In full transparency, I believe that freelancer and union are contradictions in terms. Independent contractors are independent and not subject to employers’ oversight, and therefore, being self-determined, don’t need to organize into a union and should not be misclassified as employees of their clients. There are many low-cost alternatives to the usual employee benefits available to solopreneurs and small business owners, including healthcare costs and retirement programs.
Back when I was president of the Los Angeles Chapter of the Graphic Artists Guild, the national organization was campaigning to unionize — originally under one union, and then it made a second attempt under SAG/AFTRA. Neither effort was successful, mainly due, if I recall correctly, to the number of freelancers who were Guild members who preferred independence over union restrictions. To date, the Graphic Artists Guild remains a trade association, but is not a union or union-affiliated.
That said, I allow that I have some bias regarding Freelancers Union.
In this article, which describes the general benefits of forming an LLC compared to operating as a sole proprietor or incorporating, the author makes the claim:, “However, AB5 includes exemptions for certain types of businesses, including those that operate as an LLC. If you’re a self-employed individual who operates as an LLC, you may be exempt from the provisions of AB5. This can provide additional protection for your business and help you avoid potentially costly changes.”
What did you hear in that? What did you read in that? What’s the author claiming?
The fact is that AB5 does not provide exemptions for LLCs. It’s 3-point test governs the working relationship between the client and the freelancer, not the freelancer’s legal business structure. While there was an increase in LLC formations in 2020 when AB5 was enacted in California, forming an LLC has no bearing on the actuality of how a freelancer performs their work.
The 3 points of AB5 are:
A) The worker is free, both contractually and in practice, from control and direction on how to perform a service; AND
B) The worker’s service is outside the hiring party’s usual services; AND
C) The worker has an independently-established trade, occupation, or business of the same nature as the work performed.
A freelancer must meet all 3 criteria to be classified as independent.
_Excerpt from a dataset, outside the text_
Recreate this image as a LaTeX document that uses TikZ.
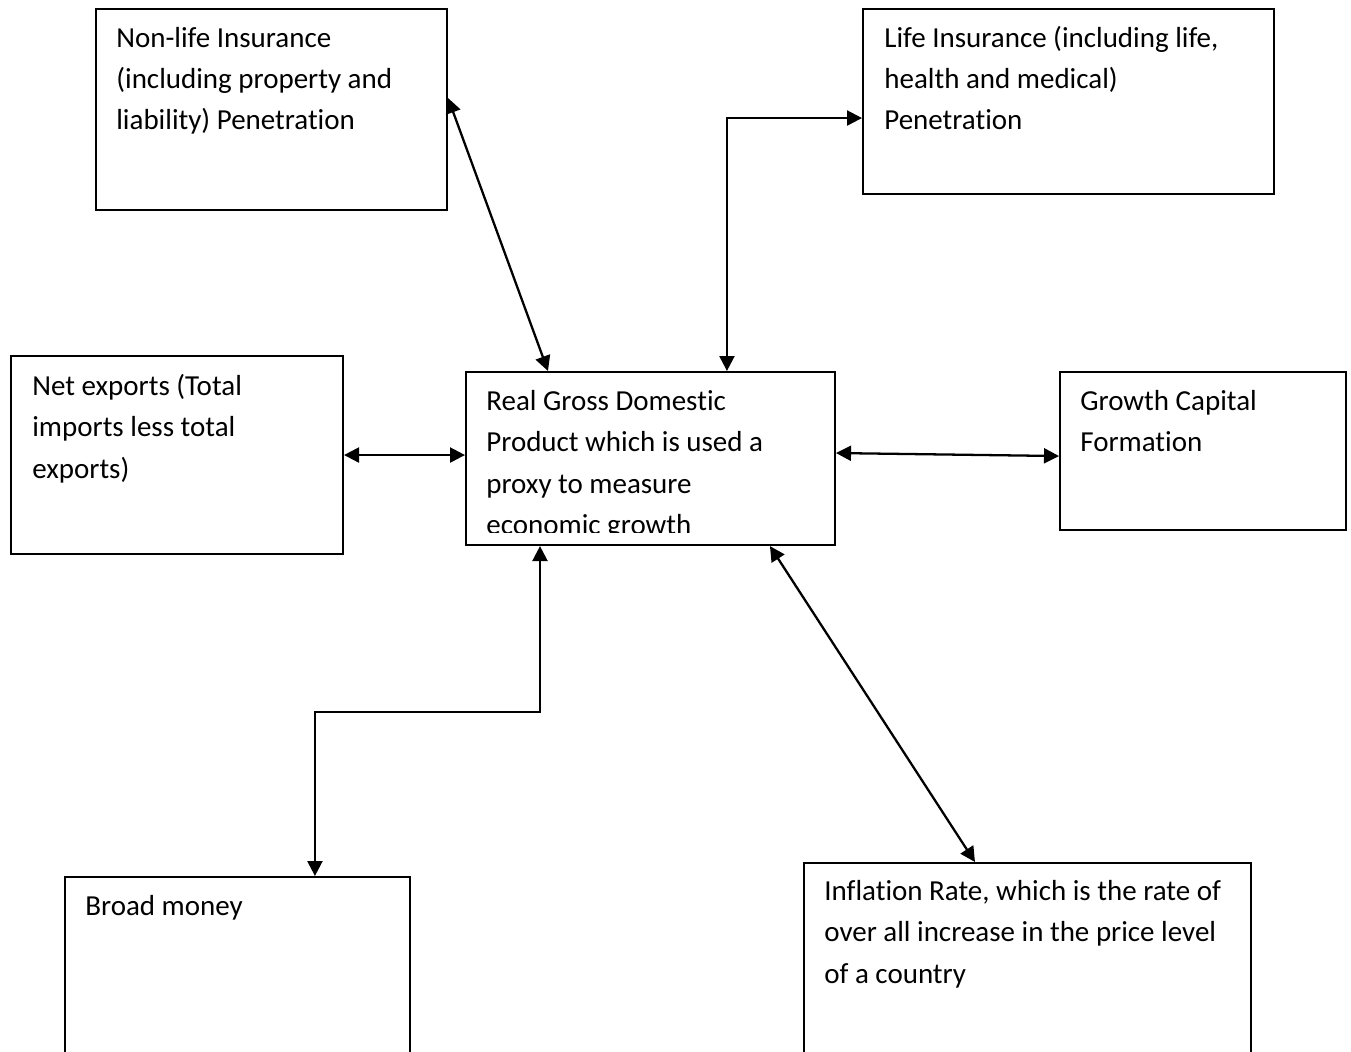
\documentclass[tikz,border=0pt]{standalone}
\usepackage{fontspec}
\setmainfont{Carlito}[Ligatures=NoCommon]
\usetikzlibrary{arrows.meta}
\tikzset{
  box/.style={draw, line width=1.2pt, inner sep=0, anchor=north west},
  txt/.style={anchor=base west, inner sep=0, align=left,
    font=\fontsize{16.5pt}{23.6pt}\selectfont},
  link/.style={line width=1.3pt, {Triangle[length=0.3cm,width=0.3cm]}-{Triangle[length=0.3cm,width=0.3cm]}}
}
\begin{document}
\begin{tikzpicture}[x=0.02cm, y=-0.02cm]
  \clip (0,0) rectangle (1351,1051);
  % boxes
  \node[box, minimum width=7.02cm, minimum height=4.02cm] (nonlife) at (95,8) {};
  \node[box, minimum width=8.22cm, minimum height=3.70cm] (life) at (862,8) {};
  \node[box, minimum width=6.64cm, minimum height=3.96cm] (netexp) at (10,355) {};
  \node[box, minimum width=7.38cm, minimum height=3.46cm] (gdp) at (465,371) {};
  \node[box, minimum width=5.72cm, minimum height=3.16cm] (growth) at (1059,371) {};
  \node[box, minimum width=6.90cm, minimum height=5.00cm] (broad) at (64,876) {};
  \node[box, minimum width=8.94cm, minimum height=5.00cm] (inflation) at (803,862) {};
  % texts (placed at the baseline of the last line)
  \node[txt] (nonlifetext) at (116,130) {Non-life Insurance\\(including property and\\liability) Penetration};
  \node[txt] (lifetext) at (884,130) {Life Insurance (including life,\\health and medical)\\Penetration};
  \node[txt] (netexptext) at (32,478) {Net exports (Total\\imports less total\\exports)};
  \begin{scope}
    \clip (465,371) rectangle (834,532);
    \node[txt] (gdptext) at (486,534.5) {Real Gross Domestic\\Product which is used a\\proxy to measure\\economic growth};
  \end{scope}
  \node[txt] (growthtext) at (1080,451.5) {Growth Capital\\Formation};
  \node[txt] (broadtext) at (85,915) {Broad money};
  \node[txt] (inflationtext) at (824,983) {Inflation Rate, which is the rate of\\over all increase in the price level\\of a country};
  % connectors
  \draw[link] ([yshift=0.23cm]nonlife.east) -- ([xshift=1.66cm]gdp.north west);
  \draw[link] ([yshift=-0.33cm]life.west) -| ([xshift=5.24cm]gdp.north west);
  \draw[link] (netexp.east) -- (netexp.east -| gdp.west);
  \draw[link] ([yshift=0.11cm]gdp.east) -- ([yshift=-0.1cm]growth.west);
  \draw[link] ([xshift=1.5cm]gdp.south west) -- ++(0,166) -| ([xshift=5.02cm]broad.north west);
  \draw[link] ([xshift=6.1cm]gdp.south west) -- ([xshift=3.44cm]inflation.north west);
\end{tikzpicture}
\end{document}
Miss on one point. and you are in danger of being misclassifed.
Note that none of those 3 points has anything to do with your legal business structure. So, whether you’re a sole proprietor or you’ve incorporated or formed an LLC, and even if you have employess yourself,
AB5 does exempt certain types of professions. The law was so poorly crafted that it had to be amended and then clarified in a later piece of legislation, AB2257 was drafted and passed in order to fix the problems with AB5.
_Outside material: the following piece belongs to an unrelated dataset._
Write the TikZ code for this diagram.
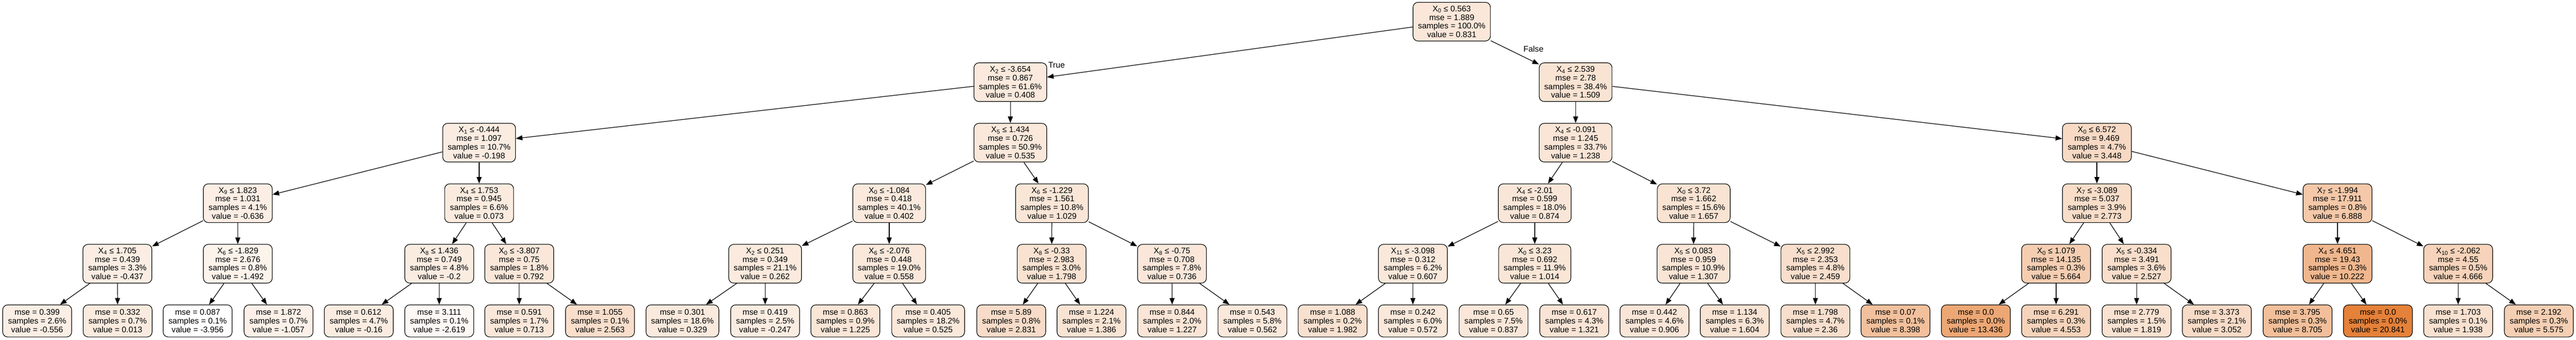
\documentclass[tikz,border=0pt]{standalone}
\usepackage{fontspec}
\setmainfont{Liberation Sans}
\usetikzlibrary{arrows.meta}
\definecolor{sk}{HTML}{E58139}
\tikzset{
  tn/.style={draw=black, line width=1.3bp, rounded corners=11bp, align=center,
    font=\fontsize{18bp}{19bp}\selectfont, inner xsep=11bp, inner ysep=0bp,
    minimum width=152bp, minimum height=85.3bp},
  lf/.style={tn, minimum height=70.7bp},
  ed/.style={line width=1.4bp, -{Triangle[length=14.5bp,width=11bp]}},
  el/.style={font=\fontsize{18bp}{19bp}\selectfont, inner sep=0bp}
}
\newcommand\mkin[8]{\node[tn,fill=sk!#3] (#1) at (#2) {X\textsubscript{#4} ≤ #5\\mse = #6\\samples = #7\%\\value = #8};}
\newcommand\mklf[6]{\node[lf,fill=sk!#3] (#1) at (#2) {mse = #4\\samples = #5\%\\value = #6};}
\begin{document}
\begin{tikzpicture}[x=1bp,y=-1bp]
\useasboundingbox (0,0) rectangle (5683,748);
\fill[white] (0,0) rectangle (5683,748);
% depth 0-2
\mkin{n0}{3202.7,47.7}{19.3}{0}{0.563}{1.889}{100.0}{0.831}
\mkin{d0}{2229,181}{17.6}{2}{-3.654}{0.867}{61.6}{0.408}
\mkin{d1}{3476,181}{22.0}{4}{2.539}{2.78}{38.4}{1.509}
\mkin{c0}{1057,314.3}{15.2}{1}{-0.444}{1.097}{10.7}{-0.198}
\mkin{c1}{2229,314.3}{18.1}{5}{1.434}{0.726}{50.9}{0.535}
\mkin{c2}{3476,314.3}{20.9}{4}{-0.091}{1.245}{33.7}{1.238}
\mkin{c3}{4626,314.3}{29.9}{0}{6.572}{9.469}{4.7}{3.448}
% depth 3
\mkin{b0}{524.6,447.7}{13.4}{9}{1.823}{1.031}{4.1}{-0.636}
\mkin{b1}{1057,447.7}{16.2}{4}{1.753}{0.945}{6.6}{0.073}
\mkin{b2}{1961.7,447.7}{17.6}{0}{-1.084}{0.418}{40.1}{0.402}
\mkin{b3}{2320.8,447.7}{20.1}{6}{-1.229}{1.561}{10.8}{1.029}
\mkin{b4}{3385.8,447.7}{19.5}{4}{-2.01}{0.599}{18.0}{0.874}
\mkin{b5}{3736.6,447.7}{22.6}{0}{3.72}{1.662}{15.6}{1.657}
\mkin{b6}{4626,447.7}{27.1}{7}{-3.089}{5.037}{3.9}{2.773}
\mkin{b7}{5156.8,447.7}{43.7}{7}{-1.994}{17.911}{0.8}{6.888}
% depth 4
\mkin{a0}{259,581}{14.2}{4}{1.705}{0.439}{3.3}{-0.437}
\mkin{a1}{524.6,581}{9.9}{6}{-1.829}{2.676}{0.8}{-1.492}
\mkin{a2}{969,581}{15.1}{8}{1.436}{0.749}{4.8}{-0.2}
\mkin{a3}{1145.5,581}{19.1}{0}{-3.807}{0.75}{1.8}{0.792}
\mkin{a4}{1688,581}{17.0}{2}{0.251}{0.349}{21.1}{0.262}
\mkin{a5}{1961.7,581}{18.2}{6}{-2.076}{0.448}{19.0}{0.558}
\mkin{a6}{2320,581}{23.2}{8}{-0.33}{2.983}{3.0}{1.798}
\mkin{a7}{2585.5,581}{18.9}{8}{-0.75}{0.708}{7.8}{0.736}
\mkin{a8}{3117,581}{18.4}{11}{-3.098}{0.312}{6.2}{0.607}
\mkin{a9}{3385.8,581}{20.0}{0}{3.23}{0.692}{11.9}{1.014}
\mkin{a10}{3736,581}{21.2}{5}{0.083}{0.959}{10.9}{1.307}
\mkin{a11}{4005,581}{25.9}{5}{2.992}{2.353}{4.8}{2.459}
\mkin{a12}{4536,581}{38.8}{0}{1.079}{14.135}{0.3}{5.664}
\mkin{a13}{4713.6,581}{26.1}{5}{-0.334}{3.491}{3.6}{2.527}
\mkin{a14}{5156.8,581}{57.2}{4}{4.651}{19.43}{0.3}{10.222}
\mkin{a15}{5423,581}{34.8}{10}{-2.062}{4.55}{0.5}{4.666}
% leaves
\mklf{l0}{82,707}{13.7}{0.399}{2.6}{-0.556}
\mklf{l1}{259.5,707}{16.0}{0.332}{0.7}{0.013}
\mklf{l2}{436,707}{0}{0.087}{0.1}{-3.956}
\mklf{l3}{614.5,707}{11.7}{1.872}{0.7}{-1.057}
\mklf{l4}{791.5,707}{15.3}{0.612}{4.7}{-0.16}
\mklf{l5}{969,707}{5.4}{3.111}{0.1}{-2.619}
\mklf{l6}{1145.5,707}{18.8}{0.591}{1.7}{0.713}
\mklf{l7}{1323.7,707}{26.3}{1.055}{0.1}{2.563}
\mklf{l8}{1505.5,707}{17.3}{0.301}{18.6}{0.329}
\mklf{l9}{1688,707}{15.0}{0.419}{2.5}{-0.247}
\mklf{l10}{1865,707}{20.9}{0.863}{0.9}{1.225}
\mklf{l11}{2047.6,707}{18.1}{0.405}{18.2}{0.525}
\mklf{l12}{2231,707}{27.4}{5.89}{0.8}{2.831}
\mklf{l13}{2408,707}{21.5}{1.224}{2.1}{1.386}
\mklf{l14}{2586,707}{20.9}{0.844}{2.0}{1.227}
\mklf{l15}{2763,707}{18.2}{0.543}{5.8}{0.562}
\mklf{l16}{2940,707}{23.9}{1.088}{0.2}{1.982}
\mklf{l17}{3117,707}{18.3}{0.242}{6.0}{0.572}
\mklf{l18}{3295,707}{19.3}{0.65}{7.5}{0.837}
\mklf{l19}{3473,707}{21.3}{0.617}{4.3}{1.321}
\mklf{l20}{3650,707}{19.6}{0.442}{4.6}{0.906}
\mklf{l21}{3827,707}{22.4}{1.134}{6.3}{1.604}
\mklf{l22}{4005,707}{25.5}{1.798}{4.7}{2.36}
\mklf{l23}{4181.7,707}{49.8}{0.07}{0.1}{8.398}
\mklf{l24}{4359,707}{70.1}{0.0}{0.0}{13.436}
\mklf{l25}{4536,707}{34.3}{6.291}{0.3}{4.553}
\mklf{l26}{4713.6,707}{23.3}{2.779}{1.5}{1.819}
\mklf{l27}{4890.6,707}{28.3}{3.373}{2.1}{3.052}
\mklf{l28}{5068.8,707}{51.1}{3.795}{0.3}{8.705}
\mklf{l29}{5246,707}{100}{0.0}{0.0}{20.841}
\mklf{l30}{5423,707}{23.8}{1.703}{0.1}{1.938}
\mklf{l31}{5601,707}{38.4}{2.192}{0.3}{5.575}
% edges
\foreach \p/\c in {n0/d0,n0/d1,d0/c0,d0/c1,d1/c2,d1/c3,
  c0/b0,c0/b1,c1/b2,c1/b3,c2/b4,c2/b5,c3/b6,c3/b7,
  b0/a0,b0/a1,b1/a2,b1/a3,b2/a4,b2/a5,b3/a6,b3/a7,
  b4/a8,b4/a9,b5/a10,b5/a11,b6/a12,b6/a13,b7/a14,b7/a15}
  \draw[ed] (\p) -- (\c);
\foreach \k in {0,...,15}{
  \pgfmathtruncatemacro\li{2*\k}
  \pgfmathtruncatemacro\lj{2*\k+1}
  \draw[ed] (a\k) -- (l\li);
  \draw[ed] (a\k) -- (l\lj);
}
% edge labels
\node[el] (lblT) at (2331,143) {True};
\node[el] (lblF) at (3383,108) {False};
\end{tikzpicture}
\end{document}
If the spirit of AB5 becomes part of national labor law whether via legislation (the PRO Act) or through a NLRB rule, it’s not likely that any exemptions will be allowed. Therefore it’s up to the freelancer to make appropriate shifts in how they work with clients to ensure they don’t end up misclassified.
To suggest that forming an LLC may provide protection from AB5 and national labor law scrutiny is harmful if freelancers believe the article. The author and Freelancers Union is doing a disservice to creative freelancers by misrepresenting what the law actually states. While misrepresenting is a common practice these days and people need to do their own research to verify sources and facts, common practice doesn’t determine good ethics.
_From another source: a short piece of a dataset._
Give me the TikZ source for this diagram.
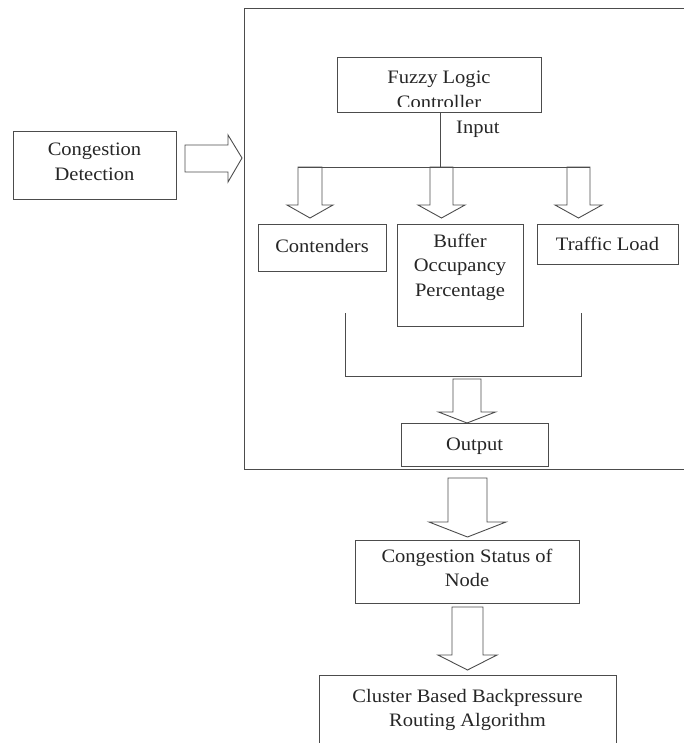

Toward the end of the article the author states:,”With recent legislation like AB5, it’s more important than ever for self-employed individuals to consider forming an LLC to protect their business and their livelihood.“ Again, this is misleading since it ties AB5 to the protection provided by an LLC.
One can write an article full of accurate information, but if one portion of the article misrepresents the facts, the entire article becomes suspect.
One more thing to note is that the author, Working Today, Inc. promotes Zenbusiness, a service offering easy LLC filings and discounts to FU “members”. By the way, to join FU, subscribe to their mailing list. The organization considers people on its list to be its members. The article is most likely a paid placement on the FU blog to promote ZenBusiness.
Working today, Inc is at minimum a partner with FU or a branch/sub brand of FU. It’s merch includes pro-union and pro-independence gear; https://www.workingtoday.org/merch
You’re probably aware of the havoc and devastation that AB5 created across all industries in California. It’s contributed to the exit of thousands of small businesses, solopreneurs, and organizations from the state to other parts of the US. It’s caused countless freelancers, gig workers, contractors to close their businesses. California has lost a seat in the House because it’s lost population. That’s a very big deal. For sure it’s not AB5 alone that’s caused this mass exodus, but the law has contributed to it. It’s affected freelancers, small businesses, and non-profits.
So, dear freelancer, do not form an LLC because you expect that doing so will protect you from misclassification under AB5 and pending NLRB rulings. Put that aside entirely.
Instead, form an LLC for the right reasons — because of the legal protections, asset protections, and tax benefits.
PS — you may love the idea of organizing freelancers into a union. Working Today, Inc. is on a mission to create policy around workers’ rights and confuse the issue of ICs/freelancers and employees. Its position papers reflect an aversion to true independence and freedom to work when, where, how, and with whom you deem best for you. Is that truly the spirit of freelancing?